In non-Abelian gauge theory, the generalization involves webs with nontrivial color factor mixing, demanding the use of shuffle algebras and multiple Wilson lines (Mitov et al., 2010). For strings and branes, eikonal exponentiation applies to operator-valued phases, with the impact parameter promoted to an operator on the Hilbert space of string states, accounting for tidal excitations and inelastic transitions (Vecchia et al., 2023).

In gravitational systems such as black-hole binaries, the post-Minkowskian expansion and eikonal resummation underpin the extraction of classical waveforms, with two-loop (3PM) corrections explicitly shown to exponentiate and match results from effective field theory and canonical Hamiltonian approaches (Parra-Martinez et al., 2020).
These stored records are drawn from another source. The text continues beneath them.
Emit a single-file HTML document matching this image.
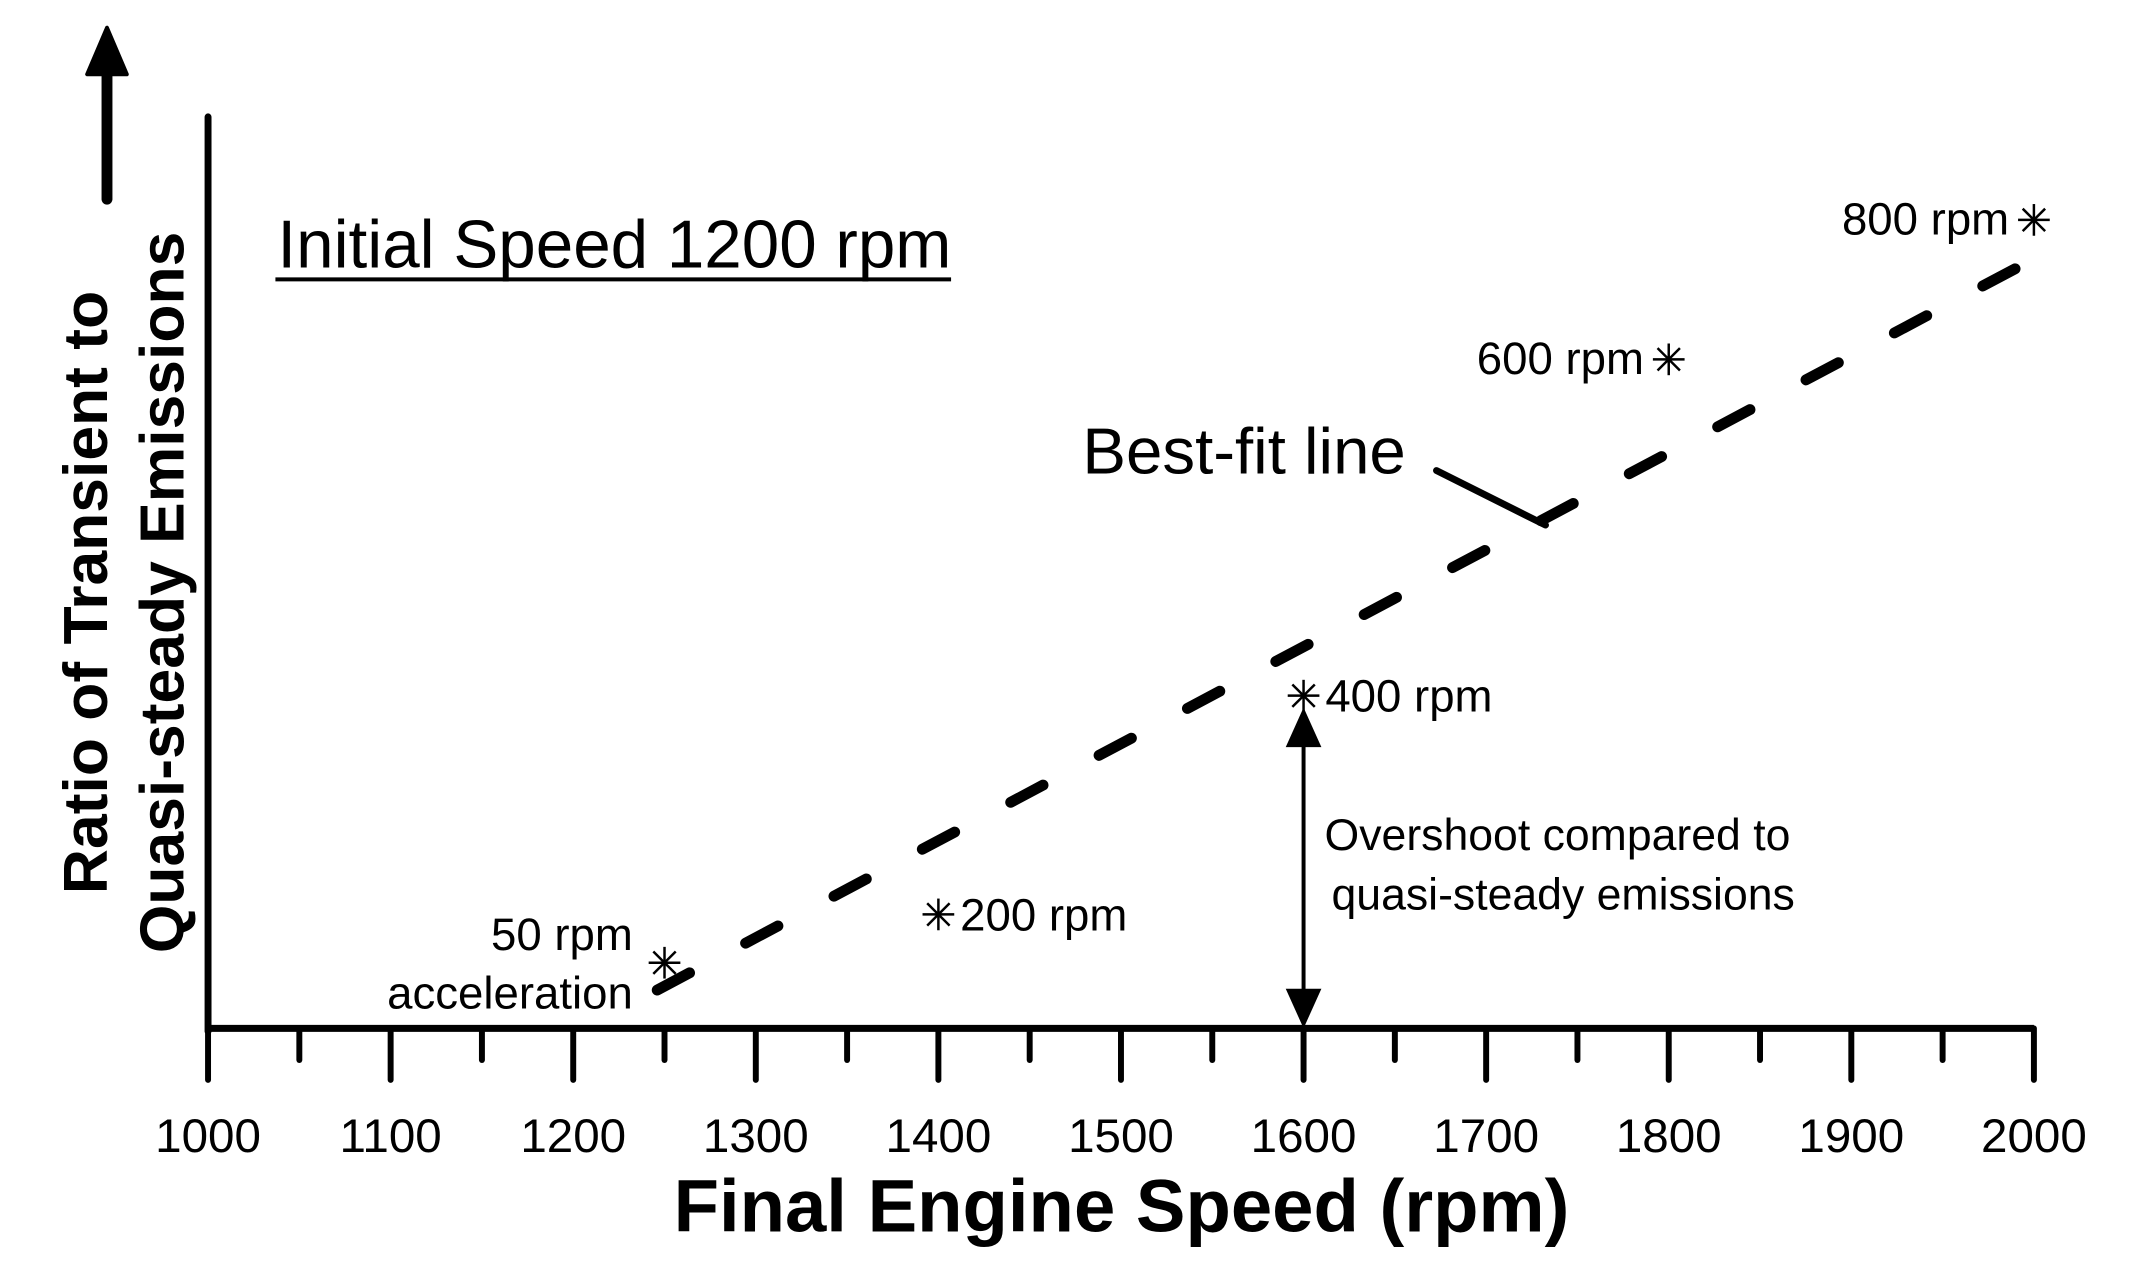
<!DOCTYPE html>
<html><head><meta charset="utf-8"><style>
html,body{margin:0;padding:0;background:#fff;}
svg{display:block;font-family:"Liberation Sans",Arial,sans-serif;}
</style></head><body>
<svg id="chart" width="2150" height="1282" viewBox="0 0 2150 1282" xmlns="http://www.w3.org/2000/svg">
<g transform="scale(0.9907)">
<g id="axes"></g>
<g id="marks"></g>
<g id="annots">
  <text x="280" y="270" font-size="68">Initial Speed 1200 rpm</text>
  <line x1="278" y1="282" x2="960" y2="282" stroke="#000" stroke-width="4"/>
  <line x1="108" y1="201" x2="108" y2="60" stroke="#000" stroke-width="11" stroke-linecap="round"/>
  <polygon points="108,28 88,75 128,75" fill="#000" stroke="#000" stroke-width="4" stroke-linejoin="round"/>
  <text transform="translate(108,598) rotate(-90)" text-anchor="middle" font-size="63" font-weight="bold">Ratio of Transient to</text>
  <text transform="translate(185,598) rotate(-90)" text-anchor="middle" font-size="63" font-weight="bold">Quasi-steady Emissions</text>
  <text x="1132" y="1243" text-anchor="middle" font-size="75" font-weight="bold">Final Engine Speed (rpm)</text>
  <text x="1419" y="478" text-anchor="end" font-size="66">Best-fit line</text>
  <line x1="1450" y1="475" x2="1560" y2="530" stroke="#000" stroke-width="7" stroke-linecap="round"/>
  <text x="1337" y="858" font-size="45">Overshoot compared to</text>
  <text x="1344" y="918" font-size="45">quasi-steady emissions</text>
</g>
</g>
<script>
const xTicks=[1000,1100,1200,1300,1400,1500,1600,1700,1800,1900,2000];
const minorTicks=[1050,1150,1250,1350,1450,1550,1650,1750,1850,1950];
const pointX=[1250,1400,1600,1800,2000];
const pointY=[0.72,1.25,3.65,7.34,8.87];
const pointLabels=["50 rpm","200 rpm","400 rpm","600 rpm","800 rpm"];
const fitX=[1246,1995];
const fitY=[0.42,8.39];
const overshootX=[1600];

const NS="http://www.w3.org/2000/svg";
const X0=210,X1=2053,Y0=1038,YT=118;
const xs=v=>X0+(v-1000)/1000*(X1-X0);
const ys=v=>Y0-v*92;
function mk(tag,attrs,parent){const e=document.createElementNS(NS,tag);for(const k in attrs)e.setAttribute(k,attrs[k]);parent.appendChild(e);return e;}
const axes=document.getElementById('axes'),marks=document.getElementById('marks');

let e=mk('line',{x1:X0,y1:YT,x2:X0,y2:Y0+3,stroke:'#000','stroke-width':7,'stroke-linecap':'round'},axes);


e=mk('line',{x1:X0-3,y1:Y0,x2:X1,y2:Y0,stroke:'#000','stroke-width':7},axes);


xTicks.forEach(t=>{
  const l=mk('line',{x1:xs(t),y1:Y0,x2:xs(t),y2:1090,stroke:'#000','stroke-width':6,'stroke-linecap':'round'},axes);
  
  
  const tx=mk('text',{x:xs(t),y:1163,'text-anchor':'middle','font-size':48},axes);
  tx.textContent=t;
  
  
});
minorTicks.forEach(t=>{
  const l=mk('line',{x1:xs(t),y1:Y0,x2:xs(t),y2:1070,stroke:'#000','stroke-width':6,'stroke-linecap':'round'},axes);
  
  
});

const fit=mk('line',{x1:xs(fitX[0]),y1:ys(fitY[0]),x2:xs(fitX[1]),y2:ys(fitY[1]),stroke:'#000','stroke-width':11,'stroke-linecap':'round','stroke-dasharray':'37 64','stroke-dashoffset':'0'},marks);



const labelPos=[
 {dx:-32,dy:-10,anchor:'end',lines:["50 rpm","acceleration"]},
 {dx:22,dy:16,anchor:'start'},
 {dx:22,dy:16,anchor:'start'},
 {dx:-25,dy:15,anchor:'end'},
 {dx:-25,dy:15,anchor:'end'}];
pointX.forEach((px,i)=>{
  const cx=xs(px),cy=ys(pointY[i]),r=16;
  const g=mk('g',{},marks);
  
  
  [0,45,90,135].forEach(a=>{const rad=a*Math.PI/180;
    mk('line',{x1:cx-r*Math.cos(rad),y1:cy-r*Math.sin(rad),x2:cx+r*Math.cos(rad),y2:cy+r*Math.sin(rad),stroke:'#000','stroke-width':2.5},g);});
  const p=labelPos[i];
  if(p.lines){
    const t1=mk('text',{x:cx+p.dx,y:cy-13,'text-anchor':'end','font-size':46},marks);
    t1.textContent=p.lines[0];
    
    
    const t2=mk('text',{x:cx+p.dx,y:cy+46,'text-anchor':'end','font-size':46},marks);
    t2.textContent=p.lines[1];
    
    
  } else {
    const t=mk('text',{x:cx+p.dx,y:cy+p.dy,'text-anchor':p.anchor,'font-size':46},marks);
    t.textContent=pointLabels[i];
    
    
  }
});

overshootX.forEach(v=>{
  const x=xs(v),top=ys(pointY[2])+12;
  const g=mk('g',{},marks);
  
  
  mk('line',{x1:x,y1:top+30,x2:x,y2:Y0-30,stroke:'#000','stroke-width':4},g);
  mk('polygon',{points:`${x},${top} ${x-18},${top+40} ${x+18},${top+40}`,fill:'#000'},g);
  mk('polygon',{points:`${x},${Y0} ${x-18},${Y0-40} ${x+18},${Y0-40}`,fill:'#000'},g);
});
</script>
</svg>
</body></html>
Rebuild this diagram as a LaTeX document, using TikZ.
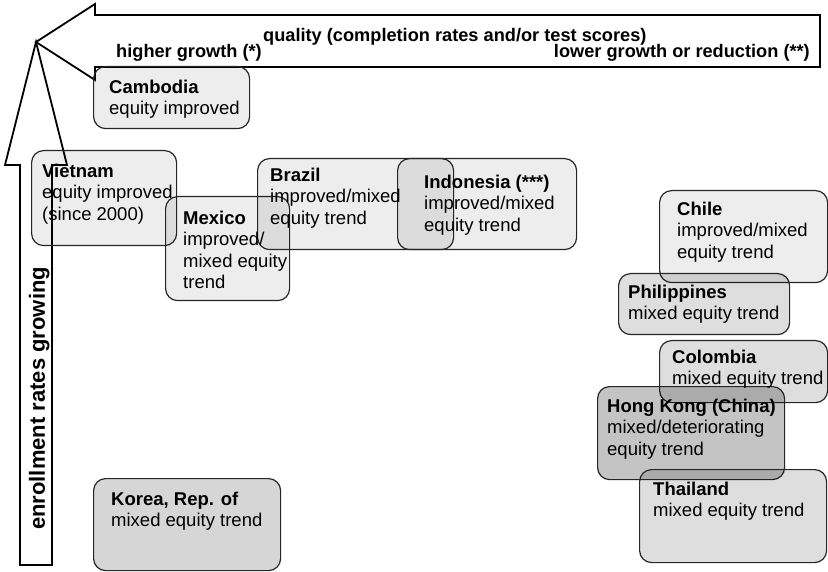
\documentclass[tikz,border=0pt]{standalone}
\usepackage{fontspec}
\setmainfont{Liberation Sans}

\begin{document}
\begin{tikzpicture}[x=1pt, y=-1pt,
        % styles
        country/.style = {
                rectangle, rounded corners=12pt, anchor=north west,
                inner sep=0pt, draw=black!85, line width=1.2pt,
                fill=black, fill opacity=0.07
            },
        midshade/.style = {fill opacity=0.13},
        darkshade/.style = {fill opacity=0.16},
        darkershade/.style = {fill opacity=0.23},
        countrytext/.style = {
                anchor=north west, align=left, inner sep=0pt,
                font=\fontsize{18.5}{21.5}\selectfont
            },
        axistext/.style = {
                inner sep=0pt, font=\fontsize{18.2}{22}\selectfont\bfseries
            },
        bigarrow/.style = {
                draw=black, line width=1.8pt, line join=miter
            }]

    \useasboundingbox (0,0) rectangle (828,572);

    % block arrows
    \coordinate (tip) at (36,42);
    \draw [bigarrow] (820,15) -- (95,15) -- (95,4) -- (tip) -- (95,80) -- (95,67) -- (820,67) -- cycle;
    \draw [bigarrow] (20,565) -- (20,165) -- (5,165) -- (tip) -- (67,165) -- (52,165) -- (52,565) -- cycle;

    \node (quality) [axistext, anchor=base west] at (263,42) {quality (completion rates and/or test scores)};
    \node (higher) [axistext, anchor=base west] at (116,58) {higher growth (*)};
    \node (lower) [axistext, anchor=base east] at (810,58) {lower growth or reduction (**)};
    \node (enrollment) [axistext, font=\fontsize{22}{26}\selectfont\bfseries, anchor=base west, rotate=90] at (45,530) {enrollment rates growing};

    % boxes
    \node (cambodia) [country, minimum width=156, minimum height=62] at (93,66) {};
    \node (vietnam) [country, minimum width=145, minimum height=95] at (31,150) {};
    \node (mexico) [country, minimum width=124, minimum height=104] at (165,196) {};
    \node (brazil) [country, minimum width=196, minimum height=91] at (257,158) {};
    \node (indonesia) [country, minimum width=179, minimum height=91] at (397,158) {};
    \node (chile) [country, minimum width=168, minimum height=92] at (659,190) {};
    \node (philippines) [country, midshade, minimum width=171, minimum height=61] at (618,273) {};
    \node (colombia) [country, midshade, minimum width=168, minimum height=62] at (659,340) {};
    \node (hongkong) [country, darkershade, minimum width=187, minimum height=93] at (597,386) {};
    \node (thailand) [country, midshade, minimum width=187, minimum height=93] at (639,469) {};
    \node (korea) [country, darkshade, minimum width=187, minimum height=92] at (93,478) {};

    % texts
    \node (cambodia text) [countrytext] at (109,79.6) {\textbf{Cambodia}\\equity improved};
    \node (vietnam text) [countrytext] at (42,163.6) {\textbf{Vietnam}\\equity improved\\(since 2000)};
    \node (mexico text) [countrytext] at (183,210.6) {\textbf{Mexico}\\improved/\\mixed equity\\trend};
    \node (brazil text) [countrytext] at (270,167.6) {\textbf{Brazil}\\improved/mixed\\equity trend};
    \node (indonesia text) [countrytext] at (424,174.6) {\textbf{Indonesia (***)}\\improved/mixed\\equity trend};
    \node (chile text) [countrytext] at (677,201.6) {\textbf{Chile}\\improved/mixed\\equity trend};
    \node (philippines text) [countrytext] at (628,284.6) {\textbf{Philippines}\\mixed equity trend};
    \node (colombia text) [countrytext] at (672,349.6) {\textbf{Colombia}\\mixed equity trend};
    \node (hongkong text) [countrytext] at (607,398.6) {\textbf{Hong Kong (China)}\\mixed/deteriorating\\equity trend};
    \node (thailand text) [countrytext] at (653,481.6) {\textbf{Thailand}\\mixed equity trend};
    \node (korea text) [countrytext] at (111,491.6) {\textbf{Korea, Rep. of}\\mixed equity trend};

\end{tikzpicture}
\end{document}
The eikonal phase encodes not only the conservative sector but also radiation-reaction and tail effects, accessible via analytic continuation and matching with radiative observables.

7. Precision, Infrared Structure, and Operator Interpretation

Eikonal exponentiation systematically resums leading infrared enhancements (large logs, soft divergences) and controls the structure of power corrections, particularly in the threshold and Sudakov regimes of QCD and in gravitational wave physics. The structure of the exponent provides nontrivial constraints on higher-derivative operators (e.g., $(\text{Riemann})^4$ terms) via positivity bounds, dispersion relations, and monodromy analyis (Bellazzini et al., 2022, Adamo et al., 24 May 2024). The connection between the logarithm of the S-matrix and the canonical generator links the semiclassical amplitude formalism to operator structures in effective theories, and the exponentiated phase provides a unifying object for extracting all conservative classical observables from amplitude data (Kim et al., 30 Oct 2024).

This set of results demonstrates that eikonal exponentiation is a cornerstone tool for organizing, resumming, and interpreting soft and classical limits in high-energy scattering across gauge and gravitational theories, with broad implications for precision resummation, the infrared sector, and the interface between quantum amplitudes and classical dynamics.